Bilmiyordum, öğrendim. İzlememiştim, izledim.

Öyle ballandıra ballandıra anlatıldı ki, bilmediğim/izlemediğim için utandım.

Bahar’dan söz ediyorum; Show TV’nin yeni dizisinden…

Senaryoyu Ayça Üzüm yazmış. Ayça Üzüm, Doctor Cha’ya (Kim Dae-jin,Jung Yeo-rang) bakarak mı yazmış; söylemek zor. Nasıl ki, Elif Şafak’ın Bit Palas ile Mine Kırıkkanat’ın Sinek Sarayı arasında yüzde 5 benzerlik bulduğu için intihal kararı veren bilirkişi heyetini eleştirmişsem, burada da benzer bir yerden bakıyorum.

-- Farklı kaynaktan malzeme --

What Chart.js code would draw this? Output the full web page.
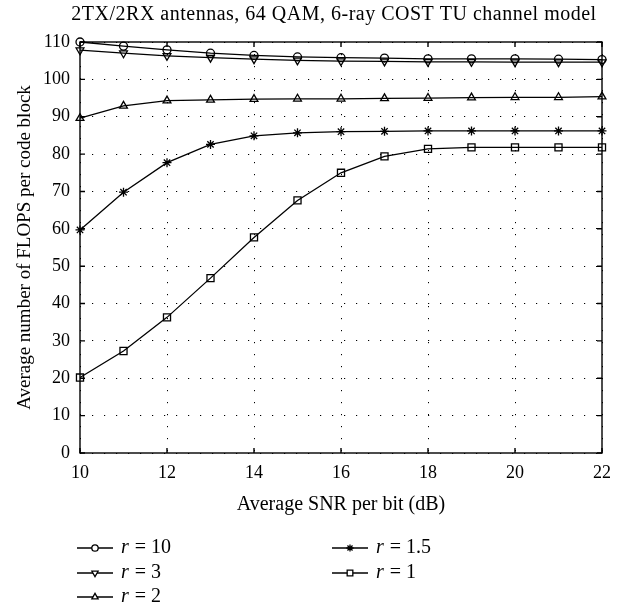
<!DOCTYPE html>
<html>
<head>
<meta charset="utf-8">
<script src="https://cdn.jsdelivr.net/npm/chart.js@4/dist/chart.umd.min.js"></script>
<style>
  html, body { margin: 0; padding: 0; background: #fff; }
  #wrap { width: 624px; height: 611px; }
</style>
</head>
<body>
<div id="wrap"><canvas id="flopsChart" width="624" height="611"></canvas></div>
<script>
const snr = [10, 11, 12, 13, 14, 15, 16, 17, 18, 19, 20, 21, 22];
const r10 = [110, 108.9, 107.9, 107, 106.4, 106, 105.8, 105.7, 105.5, 105.5, 105.5, 105.4, 105.3];
const r3 = [107.8, 107, 106.3, 105.8, 105.4, 105.1, 104.9, 104.8, 104.7, 104.7, 104.6, 104.6, 104.6];
const r2 = [89.6, 92.9, 94.3, 94.5, 94.7, 94.8, 94.8, 94.9, 95.0, 95.1, 95.2, 95.2, 95.4];
const r15 = [59.7, 69.8, 77.7, 82.6, 84.9, 85.7, 86.0, 86.1, 86.2, 86.2, 86.2, 86.2, 86.2];
const r1 = [20.2, 27.3, 36.3, 46.8, 57.7, 67.6, 75.0, 79.4, 81.4, 81.8, 81.8, 81.8, 81.8];
const xTicks = [10, 12, 14, 16, 18, 20, 22];
const yTicks = [0, 10, 20, 30, 40, 50, 60, 70, 80, 90, 100, 110];

const titleText = '2TX/2RX antennas, 64 QAM, 6-ray COST TU channel model';
const serif = "'Liberation Serif', 'DejaVu Serif', serif";

function pts(ys) {
  return ys.map((y, i) => ({ x: snr[i], y: y }));
}

function makeSet(label, ys, style, radius, rotation) {
  return {
    label: label,
    data: pts(ys),
    borderColor: '#000',
    borderWidth: 1.3,
    backgroundColor: 'rgba(0,0,0,0)',
    pointStyle: style,
    pointRadius: radius,
    pointRotation: rotation || 0,
    pointBorderColor: '#000',
    pointBorderWidth: 1.3,
    pointBackgroundColor: 'rgba(0,0,0,0)',
    clip: false,
    tension: 0
  };
}

const datasets = [
  makeSet('10', r10, 'circle', 4),
  makeSet('3', r3, 'triangle', 4.5, 180),
  makeSet('2', r2, 'triangle', 4.5),
  makeSet('1.5', r15, 'star', 4.5),
  makeSet('1', r1, 'rect', 5)
];

// frame, inward ticks, title and legend
const decor = {
  id: 'decor',
  beforeDatasetsDraw(chart) {
    const ctx = chart.ctx;
    const a = chart.chartArea;
    const xs = chart.scales.x, ys = chart.scales.y;
    ctx.save();
    ctx.strokeStyle = '#000';
    ctx.lineWidth = 1.4;
    ctx.strokeRect(a.left, a.top, a.right - a.left, a.bottom - a.top);
    ctx.beginPath();
    xTicks.forEach(v => {
      const px = xs.getPixelForValue(v);
      ctx.moveTo(px, a.bottom); ctx.lineTo(px, a.bottom - 5);
      ctx.moveTo(px, a.top); ctx.lineTo(px, a.top + 5);
    });
    yTicks.forEach(v => {
      const py = ys.getPixelForValue(v);
      ctx.moveTo(a.left, py); ctx.lineTo(a.left + 5, py);
      ctx.moveTo(a.right, py); ctx.lineTo(a.right - 5, py);
    });
    ctx.stroke();
    ctx.restore();
  },
  afterDraw(chart) {
    const ctx = chart.ctx;
    ctx.save();
    ctx.fillStyle = '#000';
    ctx.font = '20px ' + serif;
    ctx.letterSpacing = '0.5px';
    ctx.textAlign = 'center';
    ctx.textBaseline = 'middle';
    ctx.fillText(titleText, 334, 15);
    ctx.letterSpacing = '0px';

    const cols = [77, 332];
    const rows = [548, 573, 597];
    chart.data.datasets.forEach((ds, i) => {
      const col = i < 3 ? 0 : 1;
      const row = i < 3 ? i : i - 3;
      const x0 = cols[col], y0 = rows[row];
      ctx.strokeStyle = '#000';
      ctx.lineWidth = 1.3;
      ctx.beginPath();
      ctx.moveTo(x0, y0); ctx.lineTo(x0 + 36, y0);
      ctx.stroke();
      ctx.fillStyle = '#fff';
      Chart.helpers.drawPoint(ctx, {
        pointStyle: ds.pointStyle,
        radius: ds.pointRadius * 0.8,
        rotation: ds.pointRotation,
        borderWidth: 1.2
      }, x0 + 18, y0);
      ctx.fillStyle = '#000';
      ctx.textAlign = 'left';
      ctx.font = 'italic 20px ' + serif;
      ctx.fillText('r', x0 + 44, y0);
      const rw = ctx.measureText('r').width;
      ctx.font = '20px ' + serif;
      ctx.fillText(' = ' + ds.label, x0 + 44 + rw + 1, y0);
    });
    ctx.restore();
  }
};

const ctx = document.getElementById('flopsChart').getContext('2d');
const flopsChart = new Chart(ctx, {
  type: 'line',
  data: { datasets: datasets },
  options: {
    responsive: false,
    animation: false,
    layout: { padding: { left: 14, right: 22, top: 42, bottom: 94 } },
    plugins: {
      legend: { display: false },
      title: { display: false },
      tooltip: { enabled: false }
    },
    scales: {
      x: {
        type: 'linear',
        min: 10,
        max: 22,
        afterFit: s => { s.height = 64; },
        afterBuildTicks: s => { s.ticks = xTicks.map(v => ({ value: v })); },
        ticks: { color: '#000', font: { family: serif, size: 18 }, padding: 9, maxRotation: 0 },
        grid: { color: '#000', lineWidth: 1, drawTicks: false },
        border: { display: false, dash: [1.2, 10.8] },
        title: {
          display: true,
          text: 'Average SNR per bit (dB)',
          color: '#000',
          font: { family: serif, size: 20 },
          padding: 0
        }
      },
      y: {
        min: 0,
        max: 110,
        afterFit: s => { s.width = 66; },
        afterBuildTicks: s => { s.ticks = yTicks.map(v => ({ value: v })); },
        ticks: { color: '#000', font: { family: serif, size: 18 }, padding: 10 },
        grid: { color: '#000', lineWidth: 1, drawTicks: false },
        border: { display: false, dash: [1.2, 10.8] },
        title: {
          display: true,
          text: 'Average number of FLOPS per code block',
          color: '#000',
          font: { family: serif, size: 19 },
          padding: 0
        }
      }
    }
  },
  plugins: [decor]
});
</script>
</body>
</html>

İki dizi arasında benzerlik var mı? Var.

Gel gör ki bu benzerlik, elma ile armut arasındaki benzerlikten öteye gitmiyor. Elma ile armut ‘meyve’ paydasında buluşuyor, Bahar ile Doctor Cha da ‘dizi” paydasında…

Buradan hareketle polemik üretmek, film jargonuyla söyleyeyim, rabarba’dan öteye götürmez bizi. Bıdı bıdı eder dururuz.

“Kahkahamdan Rahatsız Oluyorsun Diye Sesimi Kıstım”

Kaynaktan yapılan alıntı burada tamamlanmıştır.